(Rows from a dataset of charts and code)
——

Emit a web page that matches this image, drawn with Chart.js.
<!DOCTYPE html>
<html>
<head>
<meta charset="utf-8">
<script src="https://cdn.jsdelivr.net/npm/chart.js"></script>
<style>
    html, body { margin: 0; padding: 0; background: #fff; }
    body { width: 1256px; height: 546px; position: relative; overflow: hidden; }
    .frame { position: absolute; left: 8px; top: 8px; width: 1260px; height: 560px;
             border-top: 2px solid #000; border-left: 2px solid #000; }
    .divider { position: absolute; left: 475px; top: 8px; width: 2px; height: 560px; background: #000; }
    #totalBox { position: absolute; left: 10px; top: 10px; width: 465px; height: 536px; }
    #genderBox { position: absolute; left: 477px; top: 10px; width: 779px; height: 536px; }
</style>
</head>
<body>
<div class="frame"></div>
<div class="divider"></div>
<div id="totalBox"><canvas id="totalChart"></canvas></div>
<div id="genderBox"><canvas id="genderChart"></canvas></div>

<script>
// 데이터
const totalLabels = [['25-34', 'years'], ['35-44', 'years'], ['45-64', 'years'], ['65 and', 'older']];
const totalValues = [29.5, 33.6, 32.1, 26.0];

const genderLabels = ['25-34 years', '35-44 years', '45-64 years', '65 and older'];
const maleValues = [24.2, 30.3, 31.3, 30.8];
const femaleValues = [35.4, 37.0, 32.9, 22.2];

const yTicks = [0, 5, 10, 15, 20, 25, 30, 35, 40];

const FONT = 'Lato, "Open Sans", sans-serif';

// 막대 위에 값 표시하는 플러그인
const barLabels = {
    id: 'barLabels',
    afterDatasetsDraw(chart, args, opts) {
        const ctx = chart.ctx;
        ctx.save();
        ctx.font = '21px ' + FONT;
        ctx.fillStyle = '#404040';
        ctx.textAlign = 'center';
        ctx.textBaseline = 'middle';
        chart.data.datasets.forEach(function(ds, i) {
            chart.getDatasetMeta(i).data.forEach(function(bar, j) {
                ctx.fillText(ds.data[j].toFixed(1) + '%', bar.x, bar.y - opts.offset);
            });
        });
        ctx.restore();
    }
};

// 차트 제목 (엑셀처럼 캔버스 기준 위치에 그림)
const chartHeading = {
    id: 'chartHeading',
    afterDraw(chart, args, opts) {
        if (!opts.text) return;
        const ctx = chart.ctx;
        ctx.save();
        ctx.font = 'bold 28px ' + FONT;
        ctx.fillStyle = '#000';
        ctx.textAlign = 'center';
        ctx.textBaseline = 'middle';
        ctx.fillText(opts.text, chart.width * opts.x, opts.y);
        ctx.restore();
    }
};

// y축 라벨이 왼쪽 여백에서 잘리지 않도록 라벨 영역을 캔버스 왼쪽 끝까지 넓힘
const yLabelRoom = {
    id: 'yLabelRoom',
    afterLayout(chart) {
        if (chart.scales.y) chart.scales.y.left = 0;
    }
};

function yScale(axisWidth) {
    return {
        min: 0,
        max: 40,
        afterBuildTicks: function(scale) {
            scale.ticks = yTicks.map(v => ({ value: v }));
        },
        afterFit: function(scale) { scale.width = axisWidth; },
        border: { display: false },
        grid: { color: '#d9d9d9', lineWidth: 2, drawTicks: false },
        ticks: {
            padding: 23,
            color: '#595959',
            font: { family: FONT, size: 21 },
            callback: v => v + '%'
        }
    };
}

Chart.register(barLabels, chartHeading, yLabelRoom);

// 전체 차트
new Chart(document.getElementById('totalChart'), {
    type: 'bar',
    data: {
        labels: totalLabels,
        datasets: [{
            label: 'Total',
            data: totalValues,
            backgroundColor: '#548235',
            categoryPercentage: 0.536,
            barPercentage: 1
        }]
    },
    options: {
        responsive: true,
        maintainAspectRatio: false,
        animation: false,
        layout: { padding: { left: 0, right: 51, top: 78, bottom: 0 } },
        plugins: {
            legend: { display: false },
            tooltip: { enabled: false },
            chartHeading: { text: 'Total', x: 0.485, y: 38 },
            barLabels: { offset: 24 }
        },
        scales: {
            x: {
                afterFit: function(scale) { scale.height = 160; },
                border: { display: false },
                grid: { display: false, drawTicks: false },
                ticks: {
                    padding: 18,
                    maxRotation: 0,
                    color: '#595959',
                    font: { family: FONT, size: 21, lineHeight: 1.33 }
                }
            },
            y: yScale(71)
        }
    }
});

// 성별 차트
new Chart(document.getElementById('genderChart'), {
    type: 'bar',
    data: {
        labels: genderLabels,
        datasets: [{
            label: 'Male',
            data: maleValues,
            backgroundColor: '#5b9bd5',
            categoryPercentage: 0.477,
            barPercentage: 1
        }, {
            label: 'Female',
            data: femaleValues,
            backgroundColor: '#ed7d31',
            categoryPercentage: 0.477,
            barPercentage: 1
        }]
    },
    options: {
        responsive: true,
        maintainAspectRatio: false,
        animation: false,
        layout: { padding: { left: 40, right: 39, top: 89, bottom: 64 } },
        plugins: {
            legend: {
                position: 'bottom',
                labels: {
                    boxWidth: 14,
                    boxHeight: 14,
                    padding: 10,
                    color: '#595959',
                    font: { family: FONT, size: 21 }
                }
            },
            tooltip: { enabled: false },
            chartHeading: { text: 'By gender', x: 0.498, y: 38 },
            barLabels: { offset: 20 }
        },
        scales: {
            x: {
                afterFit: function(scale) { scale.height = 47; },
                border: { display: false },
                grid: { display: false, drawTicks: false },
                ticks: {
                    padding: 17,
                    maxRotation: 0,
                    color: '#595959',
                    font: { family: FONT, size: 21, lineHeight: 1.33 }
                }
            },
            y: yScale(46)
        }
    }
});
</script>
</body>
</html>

——

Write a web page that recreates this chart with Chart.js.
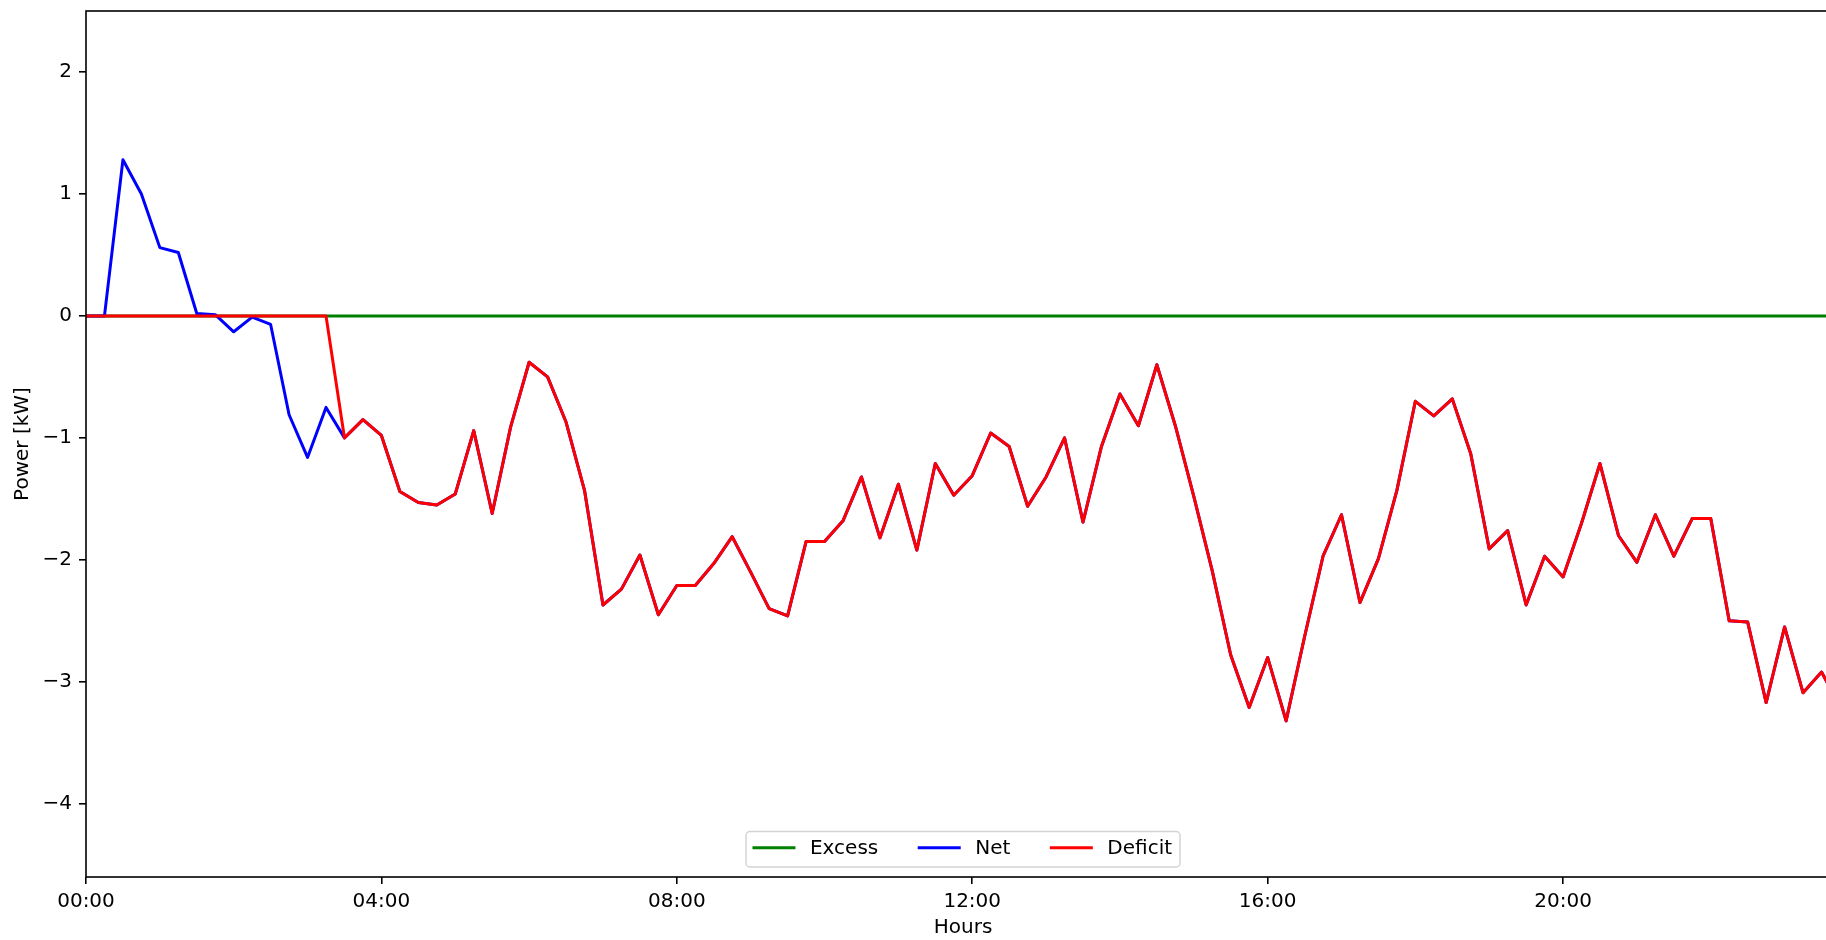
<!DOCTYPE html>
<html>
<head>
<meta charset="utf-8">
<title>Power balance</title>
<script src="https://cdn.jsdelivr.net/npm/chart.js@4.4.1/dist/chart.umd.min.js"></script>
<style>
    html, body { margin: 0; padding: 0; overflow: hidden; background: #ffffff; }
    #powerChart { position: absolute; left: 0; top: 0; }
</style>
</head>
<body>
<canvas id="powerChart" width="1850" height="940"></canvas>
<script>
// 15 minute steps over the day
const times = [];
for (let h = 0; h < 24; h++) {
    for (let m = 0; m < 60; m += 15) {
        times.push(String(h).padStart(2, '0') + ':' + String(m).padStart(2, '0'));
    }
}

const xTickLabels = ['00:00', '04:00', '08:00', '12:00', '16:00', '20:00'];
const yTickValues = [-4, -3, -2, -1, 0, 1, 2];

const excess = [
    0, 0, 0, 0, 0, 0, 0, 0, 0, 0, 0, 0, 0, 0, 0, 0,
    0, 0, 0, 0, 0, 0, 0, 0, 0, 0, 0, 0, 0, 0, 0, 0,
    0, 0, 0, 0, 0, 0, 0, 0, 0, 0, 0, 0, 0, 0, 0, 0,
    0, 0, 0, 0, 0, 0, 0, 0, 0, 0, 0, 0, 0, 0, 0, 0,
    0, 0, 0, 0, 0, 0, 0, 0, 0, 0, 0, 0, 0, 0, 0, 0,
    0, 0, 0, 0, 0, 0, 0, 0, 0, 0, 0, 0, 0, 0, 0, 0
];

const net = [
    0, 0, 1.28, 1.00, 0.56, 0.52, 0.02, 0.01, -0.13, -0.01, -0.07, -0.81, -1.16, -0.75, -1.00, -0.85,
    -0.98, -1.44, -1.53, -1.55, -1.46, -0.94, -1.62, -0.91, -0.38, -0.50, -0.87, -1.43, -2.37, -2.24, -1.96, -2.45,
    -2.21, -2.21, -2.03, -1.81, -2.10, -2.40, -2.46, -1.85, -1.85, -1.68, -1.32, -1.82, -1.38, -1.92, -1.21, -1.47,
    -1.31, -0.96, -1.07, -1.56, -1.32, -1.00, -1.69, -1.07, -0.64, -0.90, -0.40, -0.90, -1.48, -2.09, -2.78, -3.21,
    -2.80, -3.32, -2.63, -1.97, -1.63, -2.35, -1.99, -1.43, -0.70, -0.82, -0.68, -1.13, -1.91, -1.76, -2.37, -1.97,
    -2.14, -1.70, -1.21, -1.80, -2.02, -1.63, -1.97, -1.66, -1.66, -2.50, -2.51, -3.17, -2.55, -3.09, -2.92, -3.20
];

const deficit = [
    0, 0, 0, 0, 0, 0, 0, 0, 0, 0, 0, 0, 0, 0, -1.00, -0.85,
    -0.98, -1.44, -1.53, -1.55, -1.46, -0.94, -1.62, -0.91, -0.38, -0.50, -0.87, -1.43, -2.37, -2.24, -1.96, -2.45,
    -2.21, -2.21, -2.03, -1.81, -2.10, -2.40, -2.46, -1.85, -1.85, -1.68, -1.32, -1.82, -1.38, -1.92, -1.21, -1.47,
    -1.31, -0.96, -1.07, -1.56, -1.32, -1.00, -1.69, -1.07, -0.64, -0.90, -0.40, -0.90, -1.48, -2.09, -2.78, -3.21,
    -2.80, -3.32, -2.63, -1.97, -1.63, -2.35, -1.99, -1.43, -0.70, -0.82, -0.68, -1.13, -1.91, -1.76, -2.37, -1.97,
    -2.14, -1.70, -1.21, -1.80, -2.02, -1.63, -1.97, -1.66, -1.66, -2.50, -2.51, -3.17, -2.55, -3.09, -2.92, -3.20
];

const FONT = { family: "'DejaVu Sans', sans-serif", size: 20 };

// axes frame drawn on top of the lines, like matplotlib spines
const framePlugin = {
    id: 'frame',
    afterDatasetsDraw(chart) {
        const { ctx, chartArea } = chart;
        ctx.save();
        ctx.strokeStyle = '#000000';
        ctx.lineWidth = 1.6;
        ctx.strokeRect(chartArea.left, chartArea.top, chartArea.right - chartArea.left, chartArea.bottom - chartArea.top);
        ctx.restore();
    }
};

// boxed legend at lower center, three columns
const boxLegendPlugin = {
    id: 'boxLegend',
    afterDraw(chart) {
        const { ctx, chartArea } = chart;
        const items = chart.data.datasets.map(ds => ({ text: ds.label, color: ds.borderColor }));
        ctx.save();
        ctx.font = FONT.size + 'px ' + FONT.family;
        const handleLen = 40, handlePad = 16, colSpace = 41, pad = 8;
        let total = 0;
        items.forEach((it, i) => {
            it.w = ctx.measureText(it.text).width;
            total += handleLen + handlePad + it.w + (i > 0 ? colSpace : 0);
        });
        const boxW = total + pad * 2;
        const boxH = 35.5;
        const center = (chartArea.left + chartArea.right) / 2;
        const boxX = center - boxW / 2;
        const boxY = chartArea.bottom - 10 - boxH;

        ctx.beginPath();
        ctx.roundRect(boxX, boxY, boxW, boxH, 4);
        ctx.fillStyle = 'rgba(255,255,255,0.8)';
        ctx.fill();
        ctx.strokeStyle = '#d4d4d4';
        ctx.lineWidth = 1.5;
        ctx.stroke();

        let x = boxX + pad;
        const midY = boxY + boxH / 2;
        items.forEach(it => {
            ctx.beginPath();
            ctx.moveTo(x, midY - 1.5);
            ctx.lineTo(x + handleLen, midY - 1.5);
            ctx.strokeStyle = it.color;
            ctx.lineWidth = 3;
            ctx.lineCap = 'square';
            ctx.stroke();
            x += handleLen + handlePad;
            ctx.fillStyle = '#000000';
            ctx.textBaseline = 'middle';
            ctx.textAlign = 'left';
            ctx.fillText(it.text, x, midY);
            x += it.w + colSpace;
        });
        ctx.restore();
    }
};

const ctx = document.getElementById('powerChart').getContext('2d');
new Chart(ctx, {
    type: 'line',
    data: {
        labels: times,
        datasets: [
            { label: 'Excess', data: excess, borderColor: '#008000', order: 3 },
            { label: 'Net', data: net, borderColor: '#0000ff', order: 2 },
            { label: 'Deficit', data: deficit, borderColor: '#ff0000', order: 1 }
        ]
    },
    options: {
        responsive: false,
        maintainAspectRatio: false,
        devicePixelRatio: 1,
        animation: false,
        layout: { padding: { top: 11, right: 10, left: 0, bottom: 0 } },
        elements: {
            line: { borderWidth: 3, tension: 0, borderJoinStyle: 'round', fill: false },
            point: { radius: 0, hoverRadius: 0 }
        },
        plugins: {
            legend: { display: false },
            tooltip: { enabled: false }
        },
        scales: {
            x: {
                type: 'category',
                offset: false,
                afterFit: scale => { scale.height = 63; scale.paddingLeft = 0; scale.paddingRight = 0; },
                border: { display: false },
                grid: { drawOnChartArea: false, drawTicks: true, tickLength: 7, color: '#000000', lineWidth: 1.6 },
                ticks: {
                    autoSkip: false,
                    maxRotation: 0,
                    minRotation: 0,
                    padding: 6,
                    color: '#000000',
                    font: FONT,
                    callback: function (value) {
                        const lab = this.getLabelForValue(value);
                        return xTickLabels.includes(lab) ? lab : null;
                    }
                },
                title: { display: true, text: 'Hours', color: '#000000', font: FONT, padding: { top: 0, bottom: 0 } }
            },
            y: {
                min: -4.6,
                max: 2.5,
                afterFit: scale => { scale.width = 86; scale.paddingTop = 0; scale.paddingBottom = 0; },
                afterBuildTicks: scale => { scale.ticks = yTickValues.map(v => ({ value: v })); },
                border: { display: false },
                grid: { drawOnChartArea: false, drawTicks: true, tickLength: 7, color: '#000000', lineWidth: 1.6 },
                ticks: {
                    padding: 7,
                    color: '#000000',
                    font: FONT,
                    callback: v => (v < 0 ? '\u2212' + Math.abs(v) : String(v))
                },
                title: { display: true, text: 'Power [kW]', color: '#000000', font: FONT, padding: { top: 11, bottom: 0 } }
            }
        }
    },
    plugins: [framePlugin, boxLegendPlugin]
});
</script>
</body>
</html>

——

▶ **EXERCISE DIRECTIONS**
Return every line in the listing that contains the word "drawn".

▶ **RESPONSE**
Emit a web page that matches this image, drawn with Chart.js.
// axes frame drawn on top of the lines, like matplotlib spines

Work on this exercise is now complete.